Way OT and just by the way but every time I see your user name I think of this guy:
Ed Begley Jnr.
...@ Marble,
Been In the same financial boat as well, which is why I never even had such an essential programmes as Photoshop or Painter and why I became very adept with software like Gimp, and Krita. The same reason I pretty much stuck with Daz and Hexagon (though I paid what I thought was a lot for the latter which was long before the price dropped to where it is today).
The one advantage I don't have is coming from working with software that is as, if not more, complex such as ZBrush or 3DS. Coming from Daz and Hexagon, programmes like Blender and 3DS seem overwhelming.

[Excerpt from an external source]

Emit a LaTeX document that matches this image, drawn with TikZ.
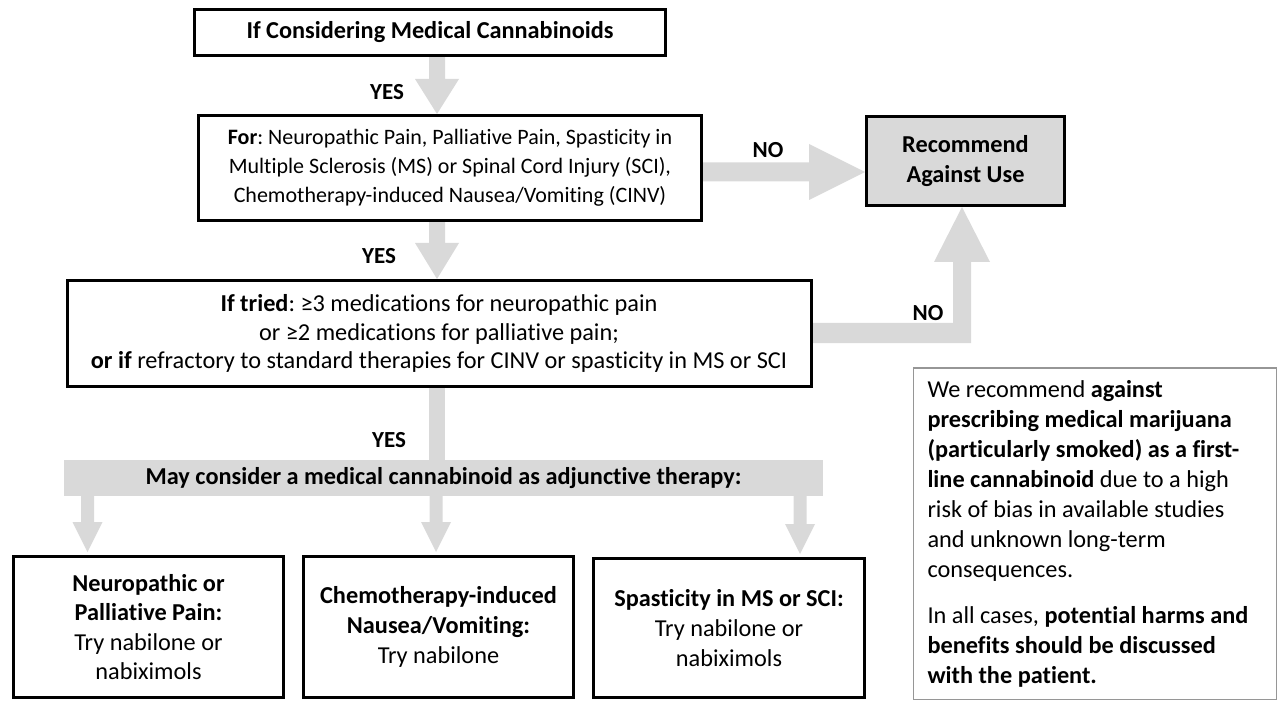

I like ot think of Daz, Hexagon, & such being like flying an old Piper J-3 Cub while with Blender or 3DS it is like suddenly being seated at the controls of the the latest high performance corporate jet with sophisticated instrumentation while still knowing only the "stick and rudder IFR ("I Follow Roads") style of piloting. Yeah a lot of old habits don't translate very well, and true, with an aeroplane, the wrong move can lead to disaster, while with software it tends to manifest in frustration and the feeling one is not getting anywhere.
Meanwhile going from one model of corporate jet to another is a smoother transition, same for going to say a Taylorcraft from a J-3. Within both types there will be a few adjustments which need to be made along with a few new things different that may need to be learned, but it is not as radical a leap as going between the two different aircraft, or our case, software types.